Miro y miro folletos de escuelas particulares en toda América Latina y confirmo que en ellos todas dicen lo mismo y de la misma manera y creen que están diciendo cada una su identidad específica.
Miro y me canso y, sobre todo, me frustro. La misma matriz estética y estilística. Frases defensivas, en general en gerundio. Lugares comunes. Y aquellas fotos de aquellos niños que son todos los niños, cualquier niño y ningún niño.
Miro y encuentro que ahora aparecen los reglamentarios Facebook, Twitter y Webs que nada han cambiado para la escuela, aunque sí para el resto de la humanidad en casi todas las cosas que hacemos. Miro y no encuentro. Miro, y si miro bien, cada tanto hasta sigue apareciendo el número de fax.
Miro y veo en sus misiones la decisión enfática de desarrollarnos los valores del compromiso, la transparencia, el respeto al prójimo, la responsabilidad, la honestidad, el espíritu de equipo y algunos otros de esos valores obvios que no tenemos ni siquiera los egresados de esas escuelas. Miro eso y veo aquel fracaso y no encuentro esta frustración que estoy sintiendo y que debería sentirse en las escuelas.
Asisto a los actos de escuelas en Lima, Caracas, Bogotá, Barranquilla, México, Cancún, Sao Paulo, Río, Bahía, Buenos Aires, La Plata y vuelvo a aburrirme en cada uno como si fuera siempre el mismo. Los estereotipos que saltan y corretean por los escenarios; fotos y videos en exceso que no van a ninguna parte; los discursos vacíos, trillados, huecos y con sonrisa de azafata; las banderas; las músicas atenuadas y con armonías de “cover”; danzas deserotizadas; la vida ausente; las mochilas arrumbadas; los niños pendientes de no equivocarse; las sonrisas misericordiosas con el niño desconcertado; las maestras presionadas agarrando bracitos con fuerza excesiva; los aplausos de siempre; y más fotos; más vídeos; miles de miles… En esos actos, Vinicius de Moraes se parece a Sarmiento, que se parece a Pancho Villa, que se parece a Bolívar, que se vuelve a parecer a Colón. Allí es todo lo mismo.

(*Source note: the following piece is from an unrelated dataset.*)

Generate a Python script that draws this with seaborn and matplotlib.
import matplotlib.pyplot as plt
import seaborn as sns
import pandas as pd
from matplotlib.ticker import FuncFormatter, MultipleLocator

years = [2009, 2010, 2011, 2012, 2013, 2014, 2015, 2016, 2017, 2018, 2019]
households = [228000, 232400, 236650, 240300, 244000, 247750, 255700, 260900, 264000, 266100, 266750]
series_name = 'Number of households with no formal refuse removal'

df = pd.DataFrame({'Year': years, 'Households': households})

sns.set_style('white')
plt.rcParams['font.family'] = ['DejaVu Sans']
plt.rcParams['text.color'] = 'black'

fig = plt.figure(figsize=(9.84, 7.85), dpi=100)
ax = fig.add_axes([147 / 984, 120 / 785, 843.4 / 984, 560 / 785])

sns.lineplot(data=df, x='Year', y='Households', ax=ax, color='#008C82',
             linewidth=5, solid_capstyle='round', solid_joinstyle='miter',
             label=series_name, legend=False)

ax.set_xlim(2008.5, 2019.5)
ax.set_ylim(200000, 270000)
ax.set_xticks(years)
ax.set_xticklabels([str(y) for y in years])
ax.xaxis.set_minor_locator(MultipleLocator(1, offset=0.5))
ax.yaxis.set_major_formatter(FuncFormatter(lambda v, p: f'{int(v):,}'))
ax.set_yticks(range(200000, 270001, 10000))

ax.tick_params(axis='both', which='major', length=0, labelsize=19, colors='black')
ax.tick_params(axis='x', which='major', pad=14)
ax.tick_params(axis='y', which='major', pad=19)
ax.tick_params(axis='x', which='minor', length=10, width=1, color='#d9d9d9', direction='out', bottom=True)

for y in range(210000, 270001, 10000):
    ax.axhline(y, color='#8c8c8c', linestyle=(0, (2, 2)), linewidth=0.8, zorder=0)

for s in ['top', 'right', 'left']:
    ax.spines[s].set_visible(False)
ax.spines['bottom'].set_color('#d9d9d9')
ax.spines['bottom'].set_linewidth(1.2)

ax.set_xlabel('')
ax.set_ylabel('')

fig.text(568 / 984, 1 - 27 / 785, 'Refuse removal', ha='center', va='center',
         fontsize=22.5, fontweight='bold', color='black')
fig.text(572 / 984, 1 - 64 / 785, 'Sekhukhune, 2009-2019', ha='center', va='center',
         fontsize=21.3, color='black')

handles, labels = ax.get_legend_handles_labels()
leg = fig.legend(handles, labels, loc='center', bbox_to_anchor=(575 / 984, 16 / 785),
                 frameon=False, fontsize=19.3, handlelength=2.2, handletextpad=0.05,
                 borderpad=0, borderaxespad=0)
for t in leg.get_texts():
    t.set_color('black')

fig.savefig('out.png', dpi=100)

Miro y no puede ser. Miles de miles de escuelas privadas en toda América haciendo lo mismo, atrapadas en la misma trampa. ¿Cómo fue? ¿Cuándo fue? ¿Qué nos pasó? ¡Y mira que los aeropuertos son parecidos y los shopping ni hablar!, pero lo de las escuelas raya el escándalo. Es que en ellas no se parecen tan solo las arquitecturas y los procesos básicos, sino que se repiten los patrones conductuales, los vicios, los estereotipos, las miserias, las posturas, los miedos y las ramplonas estructuras de poder. Y eso ya es más grave, porque es más hondo, más ontológico, menos conversable, más irreversible.
Este paisaje que remeda el desierto y me da sed, me estimula y me desasosiega al mismo tiempo. Me dan ganas, inmensas ganas porque está todo por hacer y porque con poco, pero sostenido, se conseguiría muchísimo; pero al mismo tiempo se me impone el desasosiego porque no consigo explicarme por qué tanta pobreza en donde la pobreza no es el problema (la escuela privada) y tanta repetición ante la necesidad imperiosa y desesperada de un poco de creatividad e invención.

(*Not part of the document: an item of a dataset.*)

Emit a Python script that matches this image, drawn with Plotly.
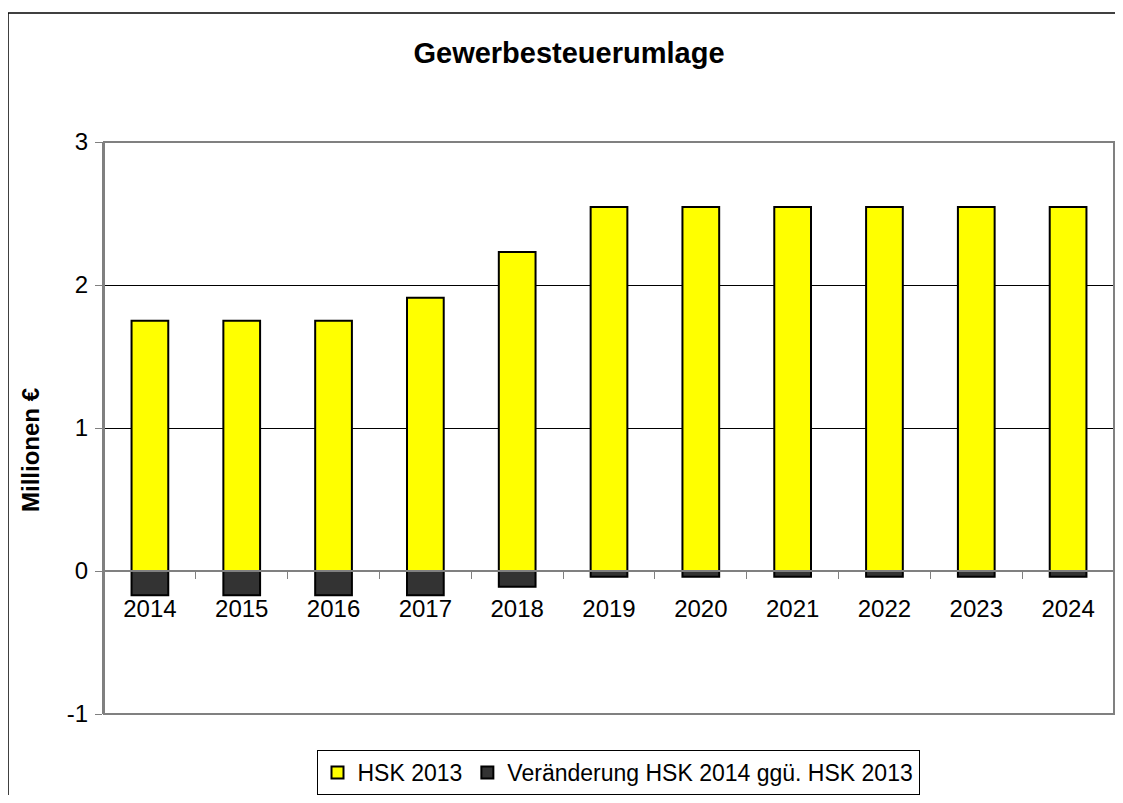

¿Pero qué nos pasa? ¿Qué o quién nos hizo tan miedosos a todos? ¿Por qué hacemos estas cosas y las seguimos repitiendo? ¿Por qué incluso fracasamos tanto los que escribimos y escribimos para denunciarnos y tratamos de empujar para transformar? No creo que no nos demos cuenta. Quiero pensar que el problema es más complejo, para justificarnos un poco más. Pero a estas alturas dudo de su complejidad y acabo en nuestras miserias endémicas como causa última. Miserias colectivas, que son las peores, porque son monolíticas.

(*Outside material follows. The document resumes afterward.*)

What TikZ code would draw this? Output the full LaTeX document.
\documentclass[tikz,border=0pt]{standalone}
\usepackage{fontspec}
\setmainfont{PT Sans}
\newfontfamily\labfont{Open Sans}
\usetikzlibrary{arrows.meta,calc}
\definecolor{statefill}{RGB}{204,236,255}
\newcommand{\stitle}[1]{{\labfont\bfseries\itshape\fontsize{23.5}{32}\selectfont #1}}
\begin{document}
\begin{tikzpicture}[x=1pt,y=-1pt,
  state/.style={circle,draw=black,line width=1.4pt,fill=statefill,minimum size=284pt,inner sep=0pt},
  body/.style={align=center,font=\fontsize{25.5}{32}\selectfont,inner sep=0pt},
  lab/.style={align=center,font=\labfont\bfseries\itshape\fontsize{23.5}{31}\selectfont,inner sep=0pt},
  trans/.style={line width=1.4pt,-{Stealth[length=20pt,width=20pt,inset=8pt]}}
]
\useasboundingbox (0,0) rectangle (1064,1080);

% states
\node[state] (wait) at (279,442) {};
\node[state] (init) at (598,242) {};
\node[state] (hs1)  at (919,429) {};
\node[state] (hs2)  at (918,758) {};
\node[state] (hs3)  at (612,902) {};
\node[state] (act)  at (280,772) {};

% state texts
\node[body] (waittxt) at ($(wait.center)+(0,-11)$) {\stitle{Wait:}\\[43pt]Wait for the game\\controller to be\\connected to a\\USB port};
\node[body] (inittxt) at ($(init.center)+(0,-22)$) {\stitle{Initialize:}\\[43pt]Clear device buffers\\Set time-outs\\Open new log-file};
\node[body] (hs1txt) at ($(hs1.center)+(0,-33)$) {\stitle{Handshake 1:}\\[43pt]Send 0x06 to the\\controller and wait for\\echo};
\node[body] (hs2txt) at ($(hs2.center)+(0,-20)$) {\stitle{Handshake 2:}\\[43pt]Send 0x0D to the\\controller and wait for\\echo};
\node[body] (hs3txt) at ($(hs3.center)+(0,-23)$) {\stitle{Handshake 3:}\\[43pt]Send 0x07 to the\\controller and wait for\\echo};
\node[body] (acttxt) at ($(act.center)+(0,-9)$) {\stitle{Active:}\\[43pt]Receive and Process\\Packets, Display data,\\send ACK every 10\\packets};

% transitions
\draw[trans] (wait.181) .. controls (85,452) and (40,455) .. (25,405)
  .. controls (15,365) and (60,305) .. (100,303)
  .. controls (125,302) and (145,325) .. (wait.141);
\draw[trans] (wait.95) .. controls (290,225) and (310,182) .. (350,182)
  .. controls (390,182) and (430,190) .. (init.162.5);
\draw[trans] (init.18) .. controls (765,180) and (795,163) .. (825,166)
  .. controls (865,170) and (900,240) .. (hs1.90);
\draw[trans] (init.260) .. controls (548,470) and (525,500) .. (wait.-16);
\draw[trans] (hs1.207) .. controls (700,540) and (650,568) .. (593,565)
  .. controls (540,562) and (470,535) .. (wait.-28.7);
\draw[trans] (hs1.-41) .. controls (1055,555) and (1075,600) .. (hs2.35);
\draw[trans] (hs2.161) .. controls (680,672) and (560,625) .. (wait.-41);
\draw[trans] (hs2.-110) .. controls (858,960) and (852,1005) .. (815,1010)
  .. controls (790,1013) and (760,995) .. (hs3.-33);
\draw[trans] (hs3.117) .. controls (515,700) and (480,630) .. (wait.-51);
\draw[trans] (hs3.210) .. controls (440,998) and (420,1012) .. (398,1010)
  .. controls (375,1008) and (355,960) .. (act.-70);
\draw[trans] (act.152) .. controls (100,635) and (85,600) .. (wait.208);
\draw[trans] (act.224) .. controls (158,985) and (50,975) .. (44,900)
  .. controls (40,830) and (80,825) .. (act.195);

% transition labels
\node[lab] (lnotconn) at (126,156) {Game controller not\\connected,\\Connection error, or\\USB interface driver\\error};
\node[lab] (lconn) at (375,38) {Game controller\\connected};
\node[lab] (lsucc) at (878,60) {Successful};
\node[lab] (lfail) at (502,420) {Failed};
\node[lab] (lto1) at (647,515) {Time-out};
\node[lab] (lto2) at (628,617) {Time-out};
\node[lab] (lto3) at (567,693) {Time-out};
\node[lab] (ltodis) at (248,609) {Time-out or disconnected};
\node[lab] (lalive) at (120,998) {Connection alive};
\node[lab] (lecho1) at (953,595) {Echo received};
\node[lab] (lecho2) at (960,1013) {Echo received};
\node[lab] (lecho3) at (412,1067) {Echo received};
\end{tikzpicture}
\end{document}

No la miseria de no querer que nuestros hijos sean mejores, no es eso. Es la miseria de no dejarnos pensar, inventar, explorar y transformar por esa necia pero eficiente premisa de que el riesgo de transformar es mucho mayor que el de conservar. ¿Qué líder o qué déspota genial nos habrá alguna vez convencido de tamaña estupidez?